For cross-chain applications, these different models create a synchronization problem: how to verify that an event on one chain is truly final before acting on it in another.

The Cross-Chain Finality Challenge

When moving value or executing logic across Bitcoin and Ethereum, premature assumptions about finality can create major risks:

  • Double-spends if a Bitcoin transaction is reversed before full confirmation.
  • Conflicting state if an Ethereum transaction is reverted due to a chain reorganization.
  • Loss of funds or incorrect contract execution when timing assumptions are wrong.

Traditional crypto bridges often handle this with centralized or semi-centralized validators, but this introduces a single point of failure.
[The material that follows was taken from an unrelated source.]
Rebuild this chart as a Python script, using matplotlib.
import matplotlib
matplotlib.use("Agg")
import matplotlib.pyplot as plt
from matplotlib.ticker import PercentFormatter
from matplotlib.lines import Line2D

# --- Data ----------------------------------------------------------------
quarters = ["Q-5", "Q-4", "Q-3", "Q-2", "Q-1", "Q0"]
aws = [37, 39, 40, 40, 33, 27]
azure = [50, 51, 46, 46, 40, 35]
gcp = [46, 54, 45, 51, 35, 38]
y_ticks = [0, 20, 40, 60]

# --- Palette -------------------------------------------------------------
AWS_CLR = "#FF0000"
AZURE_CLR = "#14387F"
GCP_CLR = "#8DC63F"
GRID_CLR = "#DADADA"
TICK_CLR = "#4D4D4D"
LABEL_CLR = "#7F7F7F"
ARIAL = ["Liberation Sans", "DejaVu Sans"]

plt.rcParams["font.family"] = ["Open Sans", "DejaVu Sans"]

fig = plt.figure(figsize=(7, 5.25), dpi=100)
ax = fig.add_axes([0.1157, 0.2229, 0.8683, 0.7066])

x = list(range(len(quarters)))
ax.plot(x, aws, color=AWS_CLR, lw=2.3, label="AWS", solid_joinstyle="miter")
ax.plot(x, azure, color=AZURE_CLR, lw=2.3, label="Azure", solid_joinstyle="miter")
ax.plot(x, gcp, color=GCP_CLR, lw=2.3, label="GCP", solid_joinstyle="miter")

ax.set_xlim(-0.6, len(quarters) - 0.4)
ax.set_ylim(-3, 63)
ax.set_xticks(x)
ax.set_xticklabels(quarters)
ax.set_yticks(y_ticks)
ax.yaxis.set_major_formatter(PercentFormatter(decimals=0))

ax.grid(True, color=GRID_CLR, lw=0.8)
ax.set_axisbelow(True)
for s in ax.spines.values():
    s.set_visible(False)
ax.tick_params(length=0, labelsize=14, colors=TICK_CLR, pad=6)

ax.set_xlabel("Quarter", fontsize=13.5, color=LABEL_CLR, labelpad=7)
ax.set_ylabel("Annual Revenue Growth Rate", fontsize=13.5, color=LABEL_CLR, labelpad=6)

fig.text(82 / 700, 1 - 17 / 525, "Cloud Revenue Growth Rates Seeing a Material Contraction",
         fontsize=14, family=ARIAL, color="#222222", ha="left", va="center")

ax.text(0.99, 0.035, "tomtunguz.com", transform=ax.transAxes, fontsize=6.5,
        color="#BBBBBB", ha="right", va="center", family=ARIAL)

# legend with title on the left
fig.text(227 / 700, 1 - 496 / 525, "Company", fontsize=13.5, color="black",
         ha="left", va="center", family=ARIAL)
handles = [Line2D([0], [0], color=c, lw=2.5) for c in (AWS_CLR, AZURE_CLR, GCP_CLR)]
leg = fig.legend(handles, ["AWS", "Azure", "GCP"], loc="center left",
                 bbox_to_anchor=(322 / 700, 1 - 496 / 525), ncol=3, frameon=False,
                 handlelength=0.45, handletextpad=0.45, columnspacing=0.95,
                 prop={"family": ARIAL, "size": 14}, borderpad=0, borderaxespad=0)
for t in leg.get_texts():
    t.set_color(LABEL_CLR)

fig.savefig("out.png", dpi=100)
How Hemi Aligns Bitcoin and Ethereum Finality

Hemi’s Proof-of-Proof process embeds verifiable state commitments from one chain into the other. This means that:

  • Bitcoin transactions are only acted upon in Ethereum once PoP confirms they are deeply anchored in the Bitcoin chain.
  • Ethereum transactions are committed into Bitcoin via PoP, ensuring that Bitcoin-side logic only executes after Ethereum’s finality checkpoint is reached.

Because the proofs are stored directly in the base layers, no external validator set is needed to attest to finality.

The Role of Crypto Tunnels

Hemi’s crypto tunnels are the secure message pathways that move these proofs and state updates between chains. Unlike traditional bridges, they do not custody assets or depend on off-chain consensus. Instead, they rely on the finality guarantees of the underlying blockchains themselves.

This design ensures that cross-chain operations only execute when both Bitcoin and Ethereum have reached their own, independent definitions of finality.

Why This Matters for Developers and Users

By aligning Bitcoin and Ethereum finality natively, Hemi enables:

  • Safer Cross-Chain DeFi — No premature execution or settlement.
  • Bitcoin-Aware Smart Contracts — Ethereum contracts can trust Bitcoin events without custodial intermediaries.
  • Lower Security Risk — Eliminates a major attack surface in cross-chain bridge design.

For developers, this means building on Hemi is not just about interoperability — it’s about inheriting the strongest possible guarantees from both Bitcoin and Ethereum.